MILWAUKEE, Wis. — Upon completing what appeared to be the final quest of an RPG, local gamer Kendall Bennett was reportedly delighted to discover that the game was rewarding her for finishing the game by providing more game.

“I thought the last fun I was gonna get to have was the dumb little mini-game they give you during the unskippable end credits,” said Bennett, “but suddenly, after ‘The End’ showed up on the screen, a question mark appeared, and I was like, ‘how could the end be in question? Isn’t the game complete?’”

Bennett’s satisfaction with completing the game was soon replaced by the utter shock of learning she had not beaten the game at all, but in fact had yet more game to beat.

“Sure enough,” Bennett continued, “the world map came up, the ocean started bubbling, an island started rising, my controller started vibrating, and a triumphant jingle started playing—none of which are things that happen when there’s no more game left. And that’s when I realized: the game was giving me more game for completing the game. Mind.

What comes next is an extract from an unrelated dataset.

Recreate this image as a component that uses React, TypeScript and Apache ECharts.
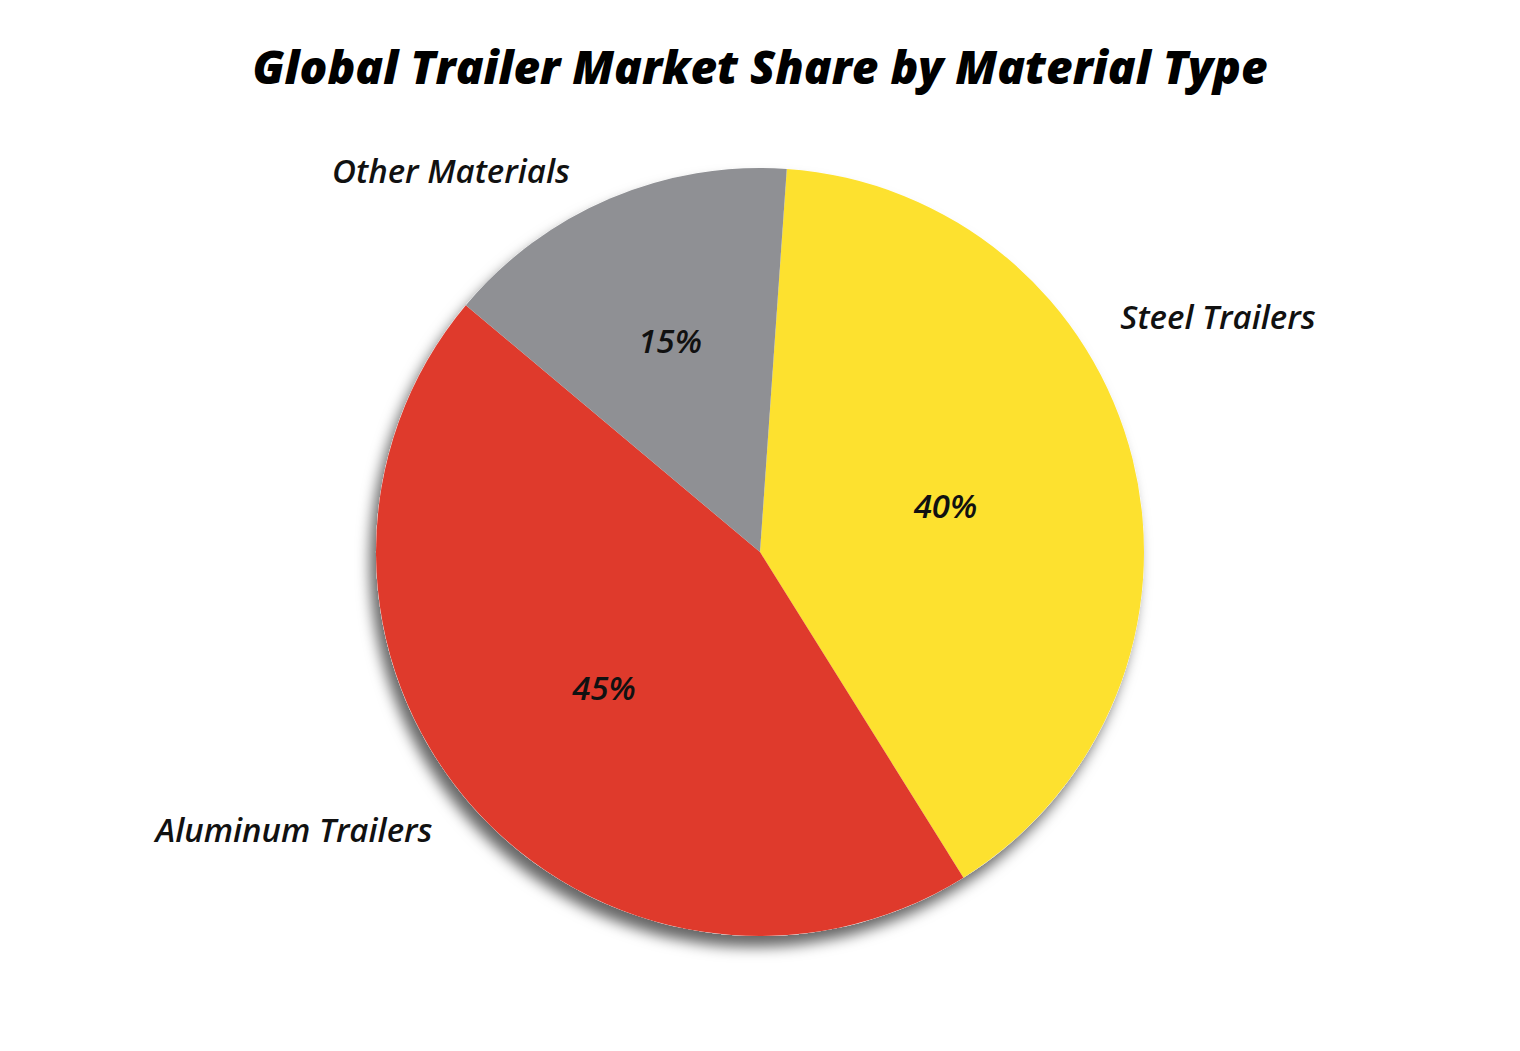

Blown.”

As Bennett played through the bonus stage, she was excited to find that her collection of coins throughout the game was being remunerated with more coins; her defeat of enemies handsomely recompensed with tougher enemies; her acquisition of items compensated with yet more items.

 

“This is like when I go to a Marvel movie, sit through the whole thing, and then at the end, the movie rewards me for watching the movie with more movie! I love that,” Bennett exclaimed, clapping her hands with childlike joy. “Or like when I sit down and read a book, and wouldn’t you know it, after I finish the book, the book gives me ‘acknowledgments’ and ‘glossary’—a little extra bonus book! And don’t get me started on the french fries in my to-go bag.”

Video game designer Jessup Johnson explained the rationale behind including a bonus stage in a game, after telling the player in crystal clear terms that they have triumphed.

“So, we know playing a game is fun,” Johnson reasoned. “We also know that not playing a game is not fun. So what a bonus stage does, in effect, is increase the total amount of game — and therefore fun — at the expense of not game and not fun.”

At press time, readers of this article were rewarded for reading the article with this extra line of article.